Set down, exactly as written, the lines from the top of the data to the line that holds "9; m++) yMinorTicks.push(m", and omit the pictures.

▶ _Source material_

---

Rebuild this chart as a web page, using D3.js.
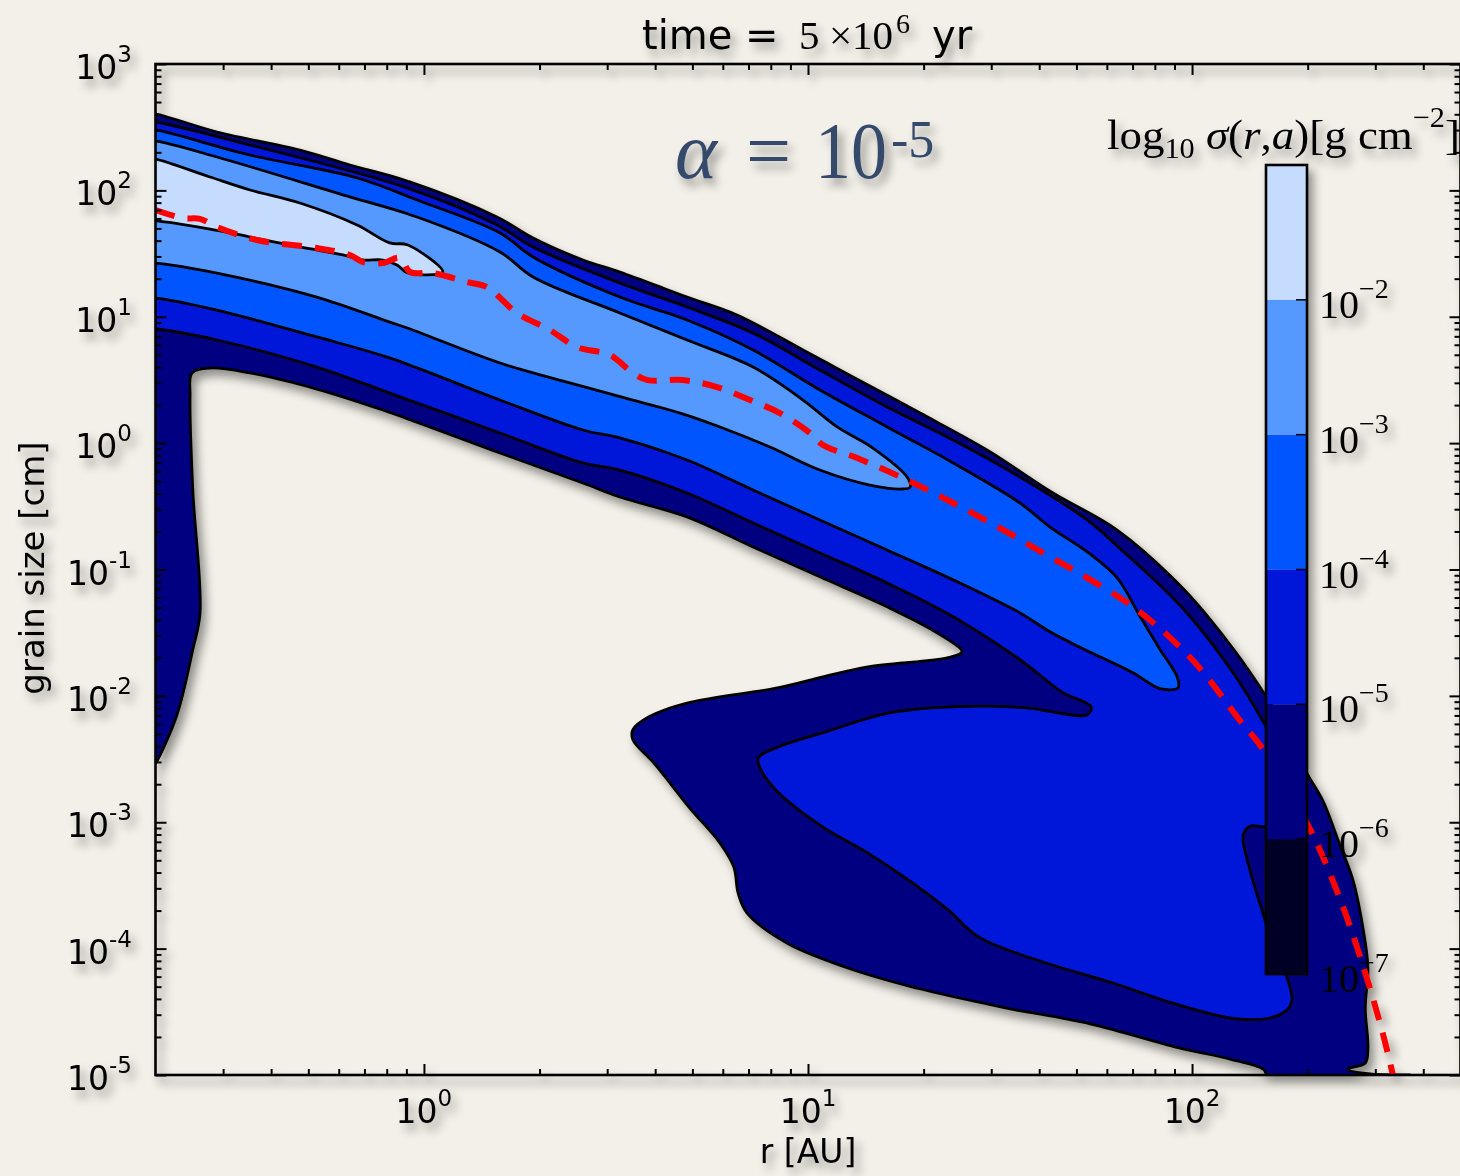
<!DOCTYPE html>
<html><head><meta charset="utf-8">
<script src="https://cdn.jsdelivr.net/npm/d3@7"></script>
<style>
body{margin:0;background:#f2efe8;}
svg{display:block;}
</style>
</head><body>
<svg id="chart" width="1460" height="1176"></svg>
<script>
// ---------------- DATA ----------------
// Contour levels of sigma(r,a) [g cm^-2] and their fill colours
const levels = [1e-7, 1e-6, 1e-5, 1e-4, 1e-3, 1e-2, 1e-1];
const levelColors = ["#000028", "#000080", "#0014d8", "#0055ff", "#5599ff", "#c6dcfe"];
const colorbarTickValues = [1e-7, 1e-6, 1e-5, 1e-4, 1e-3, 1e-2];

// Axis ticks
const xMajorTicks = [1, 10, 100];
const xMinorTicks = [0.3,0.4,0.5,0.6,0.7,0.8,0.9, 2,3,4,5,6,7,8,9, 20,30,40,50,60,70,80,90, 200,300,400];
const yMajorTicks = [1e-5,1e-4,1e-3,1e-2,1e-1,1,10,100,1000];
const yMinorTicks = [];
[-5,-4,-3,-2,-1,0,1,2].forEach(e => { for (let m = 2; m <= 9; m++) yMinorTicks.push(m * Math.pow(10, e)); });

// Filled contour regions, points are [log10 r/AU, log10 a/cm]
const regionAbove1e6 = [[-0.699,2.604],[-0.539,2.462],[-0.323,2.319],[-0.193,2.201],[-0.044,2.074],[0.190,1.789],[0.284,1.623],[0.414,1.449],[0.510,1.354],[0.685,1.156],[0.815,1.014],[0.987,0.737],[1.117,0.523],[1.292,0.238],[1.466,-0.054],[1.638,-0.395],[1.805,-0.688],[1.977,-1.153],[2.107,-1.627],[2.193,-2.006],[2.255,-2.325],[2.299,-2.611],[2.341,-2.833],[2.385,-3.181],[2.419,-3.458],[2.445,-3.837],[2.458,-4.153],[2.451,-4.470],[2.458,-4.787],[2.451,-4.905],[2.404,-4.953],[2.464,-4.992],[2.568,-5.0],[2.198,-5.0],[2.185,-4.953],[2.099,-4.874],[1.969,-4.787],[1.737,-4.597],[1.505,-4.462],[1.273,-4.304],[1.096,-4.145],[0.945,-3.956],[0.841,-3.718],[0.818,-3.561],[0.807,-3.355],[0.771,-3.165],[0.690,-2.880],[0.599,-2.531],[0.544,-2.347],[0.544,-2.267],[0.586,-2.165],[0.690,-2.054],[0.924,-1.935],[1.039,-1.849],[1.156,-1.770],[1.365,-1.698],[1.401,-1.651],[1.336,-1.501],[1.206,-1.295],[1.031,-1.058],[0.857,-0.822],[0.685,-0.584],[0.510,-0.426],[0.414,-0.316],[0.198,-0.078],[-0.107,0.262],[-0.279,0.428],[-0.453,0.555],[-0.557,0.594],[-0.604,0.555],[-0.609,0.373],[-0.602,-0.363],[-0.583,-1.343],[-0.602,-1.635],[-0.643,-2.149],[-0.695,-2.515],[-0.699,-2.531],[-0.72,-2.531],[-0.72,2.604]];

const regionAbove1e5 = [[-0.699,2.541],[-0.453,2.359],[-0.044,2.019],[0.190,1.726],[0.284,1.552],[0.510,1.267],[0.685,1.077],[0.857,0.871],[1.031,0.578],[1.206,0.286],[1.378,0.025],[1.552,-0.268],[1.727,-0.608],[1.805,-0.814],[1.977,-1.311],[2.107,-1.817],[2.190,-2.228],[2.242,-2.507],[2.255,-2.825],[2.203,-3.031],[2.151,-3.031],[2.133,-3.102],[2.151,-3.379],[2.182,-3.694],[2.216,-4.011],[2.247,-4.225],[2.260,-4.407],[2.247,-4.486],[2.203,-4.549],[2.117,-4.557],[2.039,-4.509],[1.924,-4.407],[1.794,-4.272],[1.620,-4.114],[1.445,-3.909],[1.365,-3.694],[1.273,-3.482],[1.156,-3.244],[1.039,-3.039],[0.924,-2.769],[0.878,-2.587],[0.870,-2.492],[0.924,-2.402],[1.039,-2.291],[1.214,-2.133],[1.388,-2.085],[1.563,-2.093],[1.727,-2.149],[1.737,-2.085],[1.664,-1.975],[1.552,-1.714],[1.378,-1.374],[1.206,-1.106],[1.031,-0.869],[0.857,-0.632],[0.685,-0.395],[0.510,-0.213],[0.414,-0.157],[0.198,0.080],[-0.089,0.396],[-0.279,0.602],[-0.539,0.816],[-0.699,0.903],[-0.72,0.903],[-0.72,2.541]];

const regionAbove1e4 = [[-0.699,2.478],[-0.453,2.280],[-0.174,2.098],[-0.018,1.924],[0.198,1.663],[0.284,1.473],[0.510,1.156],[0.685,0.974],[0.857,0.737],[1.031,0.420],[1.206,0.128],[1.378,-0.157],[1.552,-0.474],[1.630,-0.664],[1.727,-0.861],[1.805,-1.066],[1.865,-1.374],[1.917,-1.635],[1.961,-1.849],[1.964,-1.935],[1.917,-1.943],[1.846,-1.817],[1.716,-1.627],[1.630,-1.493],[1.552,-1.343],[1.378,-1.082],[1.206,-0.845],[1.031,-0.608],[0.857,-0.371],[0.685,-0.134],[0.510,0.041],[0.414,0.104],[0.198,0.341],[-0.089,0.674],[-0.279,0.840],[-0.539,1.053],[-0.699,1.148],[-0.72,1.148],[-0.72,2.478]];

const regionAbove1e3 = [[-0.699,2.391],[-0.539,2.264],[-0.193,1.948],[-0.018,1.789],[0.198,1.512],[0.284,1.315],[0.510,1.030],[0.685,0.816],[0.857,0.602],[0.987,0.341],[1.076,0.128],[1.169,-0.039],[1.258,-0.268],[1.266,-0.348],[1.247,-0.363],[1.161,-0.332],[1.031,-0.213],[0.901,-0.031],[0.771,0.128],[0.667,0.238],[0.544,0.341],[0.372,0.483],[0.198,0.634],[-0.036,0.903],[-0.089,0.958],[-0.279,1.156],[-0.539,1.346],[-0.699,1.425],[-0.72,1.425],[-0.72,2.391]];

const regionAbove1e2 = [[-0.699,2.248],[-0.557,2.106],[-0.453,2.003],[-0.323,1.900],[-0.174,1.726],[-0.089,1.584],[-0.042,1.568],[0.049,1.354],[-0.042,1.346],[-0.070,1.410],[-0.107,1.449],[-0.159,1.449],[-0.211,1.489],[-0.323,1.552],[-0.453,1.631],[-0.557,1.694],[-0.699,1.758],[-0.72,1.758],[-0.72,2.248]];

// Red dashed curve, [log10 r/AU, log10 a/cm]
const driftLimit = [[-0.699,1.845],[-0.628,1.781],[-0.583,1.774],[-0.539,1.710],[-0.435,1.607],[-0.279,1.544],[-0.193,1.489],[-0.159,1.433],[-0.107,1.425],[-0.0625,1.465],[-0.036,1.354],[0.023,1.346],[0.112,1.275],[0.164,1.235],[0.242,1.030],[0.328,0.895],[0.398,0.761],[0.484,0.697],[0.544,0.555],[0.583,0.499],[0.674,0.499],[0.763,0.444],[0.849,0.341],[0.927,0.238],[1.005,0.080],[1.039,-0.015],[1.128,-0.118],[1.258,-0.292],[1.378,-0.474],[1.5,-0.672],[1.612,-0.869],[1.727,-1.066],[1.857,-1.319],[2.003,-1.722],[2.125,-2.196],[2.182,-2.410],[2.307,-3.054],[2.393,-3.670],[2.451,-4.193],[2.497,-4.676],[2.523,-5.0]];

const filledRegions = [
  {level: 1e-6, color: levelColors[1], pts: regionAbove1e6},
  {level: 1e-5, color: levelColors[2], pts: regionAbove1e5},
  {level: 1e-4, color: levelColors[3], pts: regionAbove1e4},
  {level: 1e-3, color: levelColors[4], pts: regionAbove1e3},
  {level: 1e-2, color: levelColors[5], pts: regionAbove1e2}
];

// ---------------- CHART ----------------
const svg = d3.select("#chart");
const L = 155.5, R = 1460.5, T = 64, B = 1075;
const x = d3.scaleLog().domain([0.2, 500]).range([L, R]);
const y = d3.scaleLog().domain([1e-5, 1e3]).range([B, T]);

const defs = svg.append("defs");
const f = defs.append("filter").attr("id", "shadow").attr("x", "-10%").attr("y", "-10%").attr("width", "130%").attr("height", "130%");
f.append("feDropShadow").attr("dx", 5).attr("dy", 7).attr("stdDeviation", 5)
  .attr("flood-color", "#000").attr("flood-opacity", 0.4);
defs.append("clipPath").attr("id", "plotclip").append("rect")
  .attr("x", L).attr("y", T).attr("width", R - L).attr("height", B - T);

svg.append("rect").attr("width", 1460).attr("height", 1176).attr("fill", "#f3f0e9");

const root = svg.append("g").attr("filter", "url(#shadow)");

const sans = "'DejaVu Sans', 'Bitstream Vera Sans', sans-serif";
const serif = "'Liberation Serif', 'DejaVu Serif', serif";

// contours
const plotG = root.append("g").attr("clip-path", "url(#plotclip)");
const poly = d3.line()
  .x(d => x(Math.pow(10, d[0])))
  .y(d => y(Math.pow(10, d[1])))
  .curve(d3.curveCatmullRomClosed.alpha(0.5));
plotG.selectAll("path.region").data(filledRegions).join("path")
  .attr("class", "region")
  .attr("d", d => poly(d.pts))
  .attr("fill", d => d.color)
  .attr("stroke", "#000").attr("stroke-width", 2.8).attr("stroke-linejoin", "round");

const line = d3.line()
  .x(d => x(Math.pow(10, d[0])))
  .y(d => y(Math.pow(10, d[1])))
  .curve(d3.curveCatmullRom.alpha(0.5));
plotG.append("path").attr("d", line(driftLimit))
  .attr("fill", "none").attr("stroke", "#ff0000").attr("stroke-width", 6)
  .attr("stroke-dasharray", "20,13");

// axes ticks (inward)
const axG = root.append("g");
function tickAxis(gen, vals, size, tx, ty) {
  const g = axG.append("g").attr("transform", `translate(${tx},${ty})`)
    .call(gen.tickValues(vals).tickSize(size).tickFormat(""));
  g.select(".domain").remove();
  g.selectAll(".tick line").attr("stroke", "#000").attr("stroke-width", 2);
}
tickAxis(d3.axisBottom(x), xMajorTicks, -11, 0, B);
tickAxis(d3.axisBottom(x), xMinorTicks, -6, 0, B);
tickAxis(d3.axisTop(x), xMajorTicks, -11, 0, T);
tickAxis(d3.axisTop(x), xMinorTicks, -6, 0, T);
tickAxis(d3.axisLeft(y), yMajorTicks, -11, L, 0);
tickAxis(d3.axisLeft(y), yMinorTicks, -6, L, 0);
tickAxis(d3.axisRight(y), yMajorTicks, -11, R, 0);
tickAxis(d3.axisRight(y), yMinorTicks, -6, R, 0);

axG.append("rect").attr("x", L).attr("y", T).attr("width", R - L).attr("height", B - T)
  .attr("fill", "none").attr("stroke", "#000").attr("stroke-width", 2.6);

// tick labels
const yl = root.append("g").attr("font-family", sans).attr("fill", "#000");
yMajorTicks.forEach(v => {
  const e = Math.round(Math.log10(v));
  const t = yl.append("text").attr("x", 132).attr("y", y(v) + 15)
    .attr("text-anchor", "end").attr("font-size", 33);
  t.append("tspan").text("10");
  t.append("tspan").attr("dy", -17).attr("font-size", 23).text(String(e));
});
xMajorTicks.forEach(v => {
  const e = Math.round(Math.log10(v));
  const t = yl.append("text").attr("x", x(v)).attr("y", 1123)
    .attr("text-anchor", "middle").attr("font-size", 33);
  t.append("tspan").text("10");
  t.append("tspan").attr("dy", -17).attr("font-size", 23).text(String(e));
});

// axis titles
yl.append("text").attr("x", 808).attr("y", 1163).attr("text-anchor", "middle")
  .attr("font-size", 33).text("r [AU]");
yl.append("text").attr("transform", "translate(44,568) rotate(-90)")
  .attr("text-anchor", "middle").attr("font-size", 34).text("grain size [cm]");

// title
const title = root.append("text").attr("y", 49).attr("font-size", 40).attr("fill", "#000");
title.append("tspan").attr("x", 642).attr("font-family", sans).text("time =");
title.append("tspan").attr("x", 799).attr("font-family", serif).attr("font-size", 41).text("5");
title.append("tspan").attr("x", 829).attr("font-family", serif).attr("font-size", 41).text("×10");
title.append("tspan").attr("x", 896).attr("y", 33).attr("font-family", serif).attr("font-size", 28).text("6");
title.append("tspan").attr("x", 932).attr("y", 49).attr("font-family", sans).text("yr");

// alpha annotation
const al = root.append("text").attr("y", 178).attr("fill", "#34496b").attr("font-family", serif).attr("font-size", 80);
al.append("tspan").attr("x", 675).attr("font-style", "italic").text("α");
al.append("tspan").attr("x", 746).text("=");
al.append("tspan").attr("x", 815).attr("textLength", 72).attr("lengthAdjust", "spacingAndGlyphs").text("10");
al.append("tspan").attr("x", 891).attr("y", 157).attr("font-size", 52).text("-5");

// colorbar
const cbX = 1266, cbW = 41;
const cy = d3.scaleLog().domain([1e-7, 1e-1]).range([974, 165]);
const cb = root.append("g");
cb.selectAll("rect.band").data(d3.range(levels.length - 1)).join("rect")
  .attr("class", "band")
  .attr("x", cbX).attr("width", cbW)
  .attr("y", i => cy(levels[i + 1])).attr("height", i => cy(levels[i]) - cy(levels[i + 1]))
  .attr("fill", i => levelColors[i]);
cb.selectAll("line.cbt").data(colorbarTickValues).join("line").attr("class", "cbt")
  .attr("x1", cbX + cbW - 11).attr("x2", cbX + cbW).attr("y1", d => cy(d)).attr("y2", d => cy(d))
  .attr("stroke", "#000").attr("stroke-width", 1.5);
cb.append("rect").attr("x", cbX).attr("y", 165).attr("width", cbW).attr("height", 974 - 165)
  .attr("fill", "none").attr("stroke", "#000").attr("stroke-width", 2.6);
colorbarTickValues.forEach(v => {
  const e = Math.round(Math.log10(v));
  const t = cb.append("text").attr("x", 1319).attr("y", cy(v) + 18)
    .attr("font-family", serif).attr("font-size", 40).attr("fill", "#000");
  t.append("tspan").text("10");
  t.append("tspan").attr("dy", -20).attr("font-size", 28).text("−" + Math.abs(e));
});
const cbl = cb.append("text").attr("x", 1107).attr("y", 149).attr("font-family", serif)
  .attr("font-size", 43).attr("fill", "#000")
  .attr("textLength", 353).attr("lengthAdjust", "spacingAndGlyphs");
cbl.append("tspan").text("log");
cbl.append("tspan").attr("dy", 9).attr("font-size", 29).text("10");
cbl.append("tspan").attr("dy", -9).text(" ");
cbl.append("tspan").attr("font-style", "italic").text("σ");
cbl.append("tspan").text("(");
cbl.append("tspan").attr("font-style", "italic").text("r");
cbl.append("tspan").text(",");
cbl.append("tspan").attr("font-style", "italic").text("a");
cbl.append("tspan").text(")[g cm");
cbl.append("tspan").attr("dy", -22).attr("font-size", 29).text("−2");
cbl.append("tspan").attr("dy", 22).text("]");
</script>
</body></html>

---

▶ _Exercise result_
Rebuild this chart as a web page, using D3.js.
<!DOCTYPE html>
<html><head><meta charset="utf-8">
<script src="https://cdn.jsdelivr.net/npm/d3@7"></script>
<style>
body{margin:0;background:#f2efe8;}
svg{display:block;}
</style>
</head><body>
<svg id="chart" width="1460" height="1176"></svg>
<script>
// ---------------- DATA ----------------
// Contour levels of sigma(r,a) [g cm^-2] and their fill colours
const levels = [1e-7, 1e-6, 1e-5, 1e-4, 1e-3, 1e-2, 1e-1];
const levelColors = ["#000028", "#000080", "#0014d8", "#0055ff", "#5599ff", "#c6dcfe"];
const colorbarTickValues = [1e-7, 1e-6, 1e-5, 1e-4, 1e-3, 1e-2];

// Axis ticks
const xMajorTicks = [1, 10, 100];
const xMinorTicks = [0.3,0.4,0.5,0.6,0.7,0.8,0.9, 2,3,4,5,6,7,8,9, 20,30,40,50,60,70,80,90, 200,300,400];
const yMajorTicks = [1e-5,1e-4,1e-3,1e-2,1e-1,1,10,100,1000];
const yMinorTicks = [];
[-5,-4,-3,-2,-1,0,1,2].forEach(e => { for (let m = 2; m <= 9; m++) yMinorTicks.push(m * Math.pow(10, e)); });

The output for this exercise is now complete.